Aim of the exercise: Give back exactly the lines from the one with "Write the matplotlib code for this chart." through the one with "0.1, 0.0, 0.05, 0.0, 0.05, 0.1, 0.0, 0.05, 0.05]", inclusive, without the images.

Working data:
▼▼▼

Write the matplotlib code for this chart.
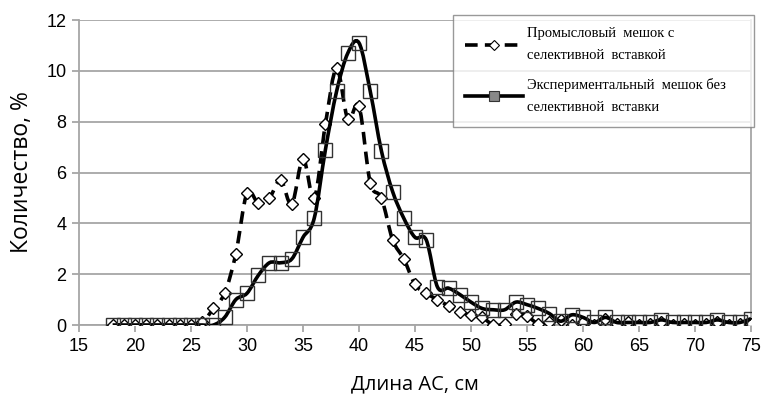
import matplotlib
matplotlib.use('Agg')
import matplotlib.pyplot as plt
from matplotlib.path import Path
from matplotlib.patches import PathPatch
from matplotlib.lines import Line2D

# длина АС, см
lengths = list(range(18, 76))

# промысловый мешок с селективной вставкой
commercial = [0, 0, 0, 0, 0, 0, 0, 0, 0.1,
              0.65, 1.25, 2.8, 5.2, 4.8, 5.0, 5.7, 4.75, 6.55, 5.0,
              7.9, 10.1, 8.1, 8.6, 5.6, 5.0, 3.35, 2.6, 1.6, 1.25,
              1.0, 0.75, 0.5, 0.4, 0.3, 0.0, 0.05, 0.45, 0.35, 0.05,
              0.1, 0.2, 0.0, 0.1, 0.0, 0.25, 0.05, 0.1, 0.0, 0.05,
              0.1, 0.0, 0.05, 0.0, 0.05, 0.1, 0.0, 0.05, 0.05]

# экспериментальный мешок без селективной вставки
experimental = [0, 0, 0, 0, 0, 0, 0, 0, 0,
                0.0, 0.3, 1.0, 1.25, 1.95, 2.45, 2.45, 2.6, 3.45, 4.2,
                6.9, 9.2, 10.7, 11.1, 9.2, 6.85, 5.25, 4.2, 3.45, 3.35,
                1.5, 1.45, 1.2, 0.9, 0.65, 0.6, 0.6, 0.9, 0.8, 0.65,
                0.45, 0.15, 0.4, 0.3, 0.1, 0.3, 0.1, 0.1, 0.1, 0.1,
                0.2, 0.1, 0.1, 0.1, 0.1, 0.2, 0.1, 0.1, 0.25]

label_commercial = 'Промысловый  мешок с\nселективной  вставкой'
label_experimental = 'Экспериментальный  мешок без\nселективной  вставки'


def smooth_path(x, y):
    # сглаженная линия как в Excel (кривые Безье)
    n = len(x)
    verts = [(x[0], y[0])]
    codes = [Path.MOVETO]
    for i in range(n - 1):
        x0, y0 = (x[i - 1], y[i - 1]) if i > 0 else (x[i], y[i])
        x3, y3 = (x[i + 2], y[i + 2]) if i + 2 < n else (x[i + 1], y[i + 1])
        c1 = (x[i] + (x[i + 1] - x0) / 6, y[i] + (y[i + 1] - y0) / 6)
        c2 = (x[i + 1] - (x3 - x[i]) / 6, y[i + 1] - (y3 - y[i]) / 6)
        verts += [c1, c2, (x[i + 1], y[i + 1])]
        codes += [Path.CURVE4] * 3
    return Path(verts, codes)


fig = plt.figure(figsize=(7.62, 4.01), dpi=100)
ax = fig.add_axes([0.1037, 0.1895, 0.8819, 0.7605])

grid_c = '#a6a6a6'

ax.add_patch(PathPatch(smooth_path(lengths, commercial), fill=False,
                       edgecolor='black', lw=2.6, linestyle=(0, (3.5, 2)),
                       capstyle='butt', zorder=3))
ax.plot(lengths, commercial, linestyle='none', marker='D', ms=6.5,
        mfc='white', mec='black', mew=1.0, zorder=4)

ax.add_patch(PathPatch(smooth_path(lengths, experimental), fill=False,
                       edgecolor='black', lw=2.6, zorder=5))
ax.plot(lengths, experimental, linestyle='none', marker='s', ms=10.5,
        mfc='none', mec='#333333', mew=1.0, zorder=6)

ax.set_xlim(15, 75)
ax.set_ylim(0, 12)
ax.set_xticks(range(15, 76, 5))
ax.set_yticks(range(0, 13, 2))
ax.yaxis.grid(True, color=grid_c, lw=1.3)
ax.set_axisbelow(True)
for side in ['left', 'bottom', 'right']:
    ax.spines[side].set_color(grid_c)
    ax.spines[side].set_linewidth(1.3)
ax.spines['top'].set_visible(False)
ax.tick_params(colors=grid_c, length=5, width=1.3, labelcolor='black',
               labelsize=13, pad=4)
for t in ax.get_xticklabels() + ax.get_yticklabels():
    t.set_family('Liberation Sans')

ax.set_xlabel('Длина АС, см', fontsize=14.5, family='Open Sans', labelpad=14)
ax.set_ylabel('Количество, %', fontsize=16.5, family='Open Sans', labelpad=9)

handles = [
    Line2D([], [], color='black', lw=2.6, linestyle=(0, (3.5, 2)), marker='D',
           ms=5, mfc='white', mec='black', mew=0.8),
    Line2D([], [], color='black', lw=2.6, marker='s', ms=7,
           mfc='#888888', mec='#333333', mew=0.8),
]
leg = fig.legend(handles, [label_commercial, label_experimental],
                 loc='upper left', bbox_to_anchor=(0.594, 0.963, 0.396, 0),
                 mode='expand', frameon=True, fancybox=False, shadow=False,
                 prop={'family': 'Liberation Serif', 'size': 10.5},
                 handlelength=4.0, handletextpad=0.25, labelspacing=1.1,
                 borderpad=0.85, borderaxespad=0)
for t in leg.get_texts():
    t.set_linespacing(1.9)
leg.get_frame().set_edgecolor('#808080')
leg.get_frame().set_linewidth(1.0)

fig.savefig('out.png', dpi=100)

▲▲▲
▼▼▼

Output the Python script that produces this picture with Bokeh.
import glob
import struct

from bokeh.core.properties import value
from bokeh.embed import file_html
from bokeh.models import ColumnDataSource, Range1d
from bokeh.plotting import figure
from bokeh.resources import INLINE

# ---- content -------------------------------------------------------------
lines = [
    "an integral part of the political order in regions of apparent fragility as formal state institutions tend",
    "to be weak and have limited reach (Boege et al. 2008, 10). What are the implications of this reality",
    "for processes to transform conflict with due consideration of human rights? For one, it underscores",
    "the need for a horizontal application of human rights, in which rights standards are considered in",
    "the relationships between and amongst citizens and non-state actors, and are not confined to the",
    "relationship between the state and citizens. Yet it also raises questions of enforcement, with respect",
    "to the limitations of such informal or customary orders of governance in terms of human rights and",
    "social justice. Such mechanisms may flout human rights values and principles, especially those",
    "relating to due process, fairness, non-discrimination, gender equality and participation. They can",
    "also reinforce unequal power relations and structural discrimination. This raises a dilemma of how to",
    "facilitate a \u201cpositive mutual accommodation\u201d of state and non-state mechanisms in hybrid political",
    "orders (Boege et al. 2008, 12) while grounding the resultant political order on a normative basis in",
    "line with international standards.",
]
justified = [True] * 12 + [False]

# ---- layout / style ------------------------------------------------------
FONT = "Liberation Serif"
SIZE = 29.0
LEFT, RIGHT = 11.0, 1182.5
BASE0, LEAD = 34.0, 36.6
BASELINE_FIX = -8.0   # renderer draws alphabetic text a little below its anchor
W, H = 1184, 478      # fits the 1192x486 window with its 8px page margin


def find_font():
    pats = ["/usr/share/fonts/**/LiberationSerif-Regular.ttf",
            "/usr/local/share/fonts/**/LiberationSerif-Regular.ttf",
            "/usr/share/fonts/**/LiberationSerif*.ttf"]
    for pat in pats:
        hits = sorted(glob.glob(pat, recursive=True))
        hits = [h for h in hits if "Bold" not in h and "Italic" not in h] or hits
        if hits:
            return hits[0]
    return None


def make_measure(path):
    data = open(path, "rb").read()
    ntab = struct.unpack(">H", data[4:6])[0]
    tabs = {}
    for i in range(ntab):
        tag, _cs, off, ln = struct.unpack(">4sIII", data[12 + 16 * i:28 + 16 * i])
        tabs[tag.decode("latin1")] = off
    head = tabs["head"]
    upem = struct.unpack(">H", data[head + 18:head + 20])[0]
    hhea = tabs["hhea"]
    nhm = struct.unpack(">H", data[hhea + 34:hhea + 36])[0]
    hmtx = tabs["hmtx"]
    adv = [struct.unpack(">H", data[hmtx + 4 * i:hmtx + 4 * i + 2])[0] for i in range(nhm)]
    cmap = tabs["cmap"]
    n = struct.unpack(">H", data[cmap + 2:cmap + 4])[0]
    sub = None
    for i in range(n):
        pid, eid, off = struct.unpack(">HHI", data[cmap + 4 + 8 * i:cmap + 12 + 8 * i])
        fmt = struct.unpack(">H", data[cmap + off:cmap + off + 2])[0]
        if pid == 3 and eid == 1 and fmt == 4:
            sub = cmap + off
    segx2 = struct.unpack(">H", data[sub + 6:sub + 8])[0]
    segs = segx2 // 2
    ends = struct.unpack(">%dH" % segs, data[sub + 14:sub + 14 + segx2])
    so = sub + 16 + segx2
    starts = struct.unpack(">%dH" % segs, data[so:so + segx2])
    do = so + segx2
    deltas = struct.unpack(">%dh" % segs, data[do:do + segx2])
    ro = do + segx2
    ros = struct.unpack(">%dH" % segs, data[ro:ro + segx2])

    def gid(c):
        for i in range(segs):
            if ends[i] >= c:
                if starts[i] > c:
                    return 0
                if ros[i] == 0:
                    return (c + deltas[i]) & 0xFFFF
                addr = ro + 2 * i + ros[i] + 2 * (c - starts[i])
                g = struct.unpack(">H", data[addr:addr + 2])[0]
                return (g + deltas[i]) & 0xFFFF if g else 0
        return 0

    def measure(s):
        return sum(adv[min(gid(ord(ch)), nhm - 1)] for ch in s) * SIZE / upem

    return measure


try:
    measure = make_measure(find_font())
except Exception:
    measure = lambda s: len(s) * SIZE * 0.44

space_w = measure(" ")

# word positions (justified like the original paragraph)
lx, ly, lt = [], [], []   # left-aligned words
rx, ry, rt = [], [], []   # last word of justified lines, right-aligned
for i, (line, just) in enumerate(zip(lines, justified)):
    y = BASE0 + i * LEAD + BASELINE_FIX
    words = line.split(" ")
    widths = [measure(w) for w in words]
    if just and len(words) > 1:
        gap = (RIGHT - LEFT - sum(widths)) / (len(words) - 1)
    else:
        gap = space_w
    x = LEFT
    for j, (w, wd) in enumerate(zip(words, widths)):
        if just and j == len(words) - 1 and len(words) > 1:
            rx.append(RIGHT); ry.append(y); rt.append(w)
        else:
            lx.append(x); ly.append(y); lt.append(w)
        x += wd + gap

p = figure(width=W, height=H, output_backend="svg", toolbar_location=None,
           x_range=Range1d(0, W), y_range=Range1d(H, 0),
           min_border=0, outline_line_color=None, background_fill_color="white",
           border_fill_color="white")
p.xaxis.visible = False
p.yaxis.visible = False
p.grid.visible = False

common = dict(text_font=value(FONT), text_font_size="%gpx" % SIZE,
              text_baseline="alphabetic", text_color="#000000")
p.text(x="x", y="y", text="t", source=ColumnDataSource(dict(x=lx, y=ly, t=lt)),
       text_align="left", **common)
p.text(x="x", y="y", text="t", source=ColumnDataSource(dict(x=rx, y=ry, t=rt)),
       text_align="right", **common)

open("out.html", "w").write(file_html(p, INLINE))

▲▲▲

Exercise result:
Write the matplotlib code for this chart.
import matplotlib
matplotlib.use('Agg')
import matplotlib.pyplot as plt
from matplotlib.path import Path
from matplotlib.patches import PathPatch
from matplotlib.lines import Line2D

# длина АС, см
lengths = list(range(18, 76))

# промысловый мешок с селективной вставкой
commercial = [0, 0, 0, 0, 0, 0, 0, 0, 0.1,
              0.65, 1.25, 2.8, 5.2, 4.8, 5.0, 5.7, 4.75, 6.55, 5.0,
              7.9, 10.1, 8.1, 8.6, 5.6, 5.0, 3.35, 2.6, 1.6, 1.25,
              1.0, 0.75, 0.5, 0.4, 0.3, 0.0, 0.05, 0.45, 0.35, 0.05,
              0.1, 0.2, 0.0, 0.1, 0.0, 0.25, 0.05, 0.1, 0.0, 0.05,
              0.1, 0.0, 0.05, 0.0, 0.05, 0.1, 0.0, 0.05, 0.05]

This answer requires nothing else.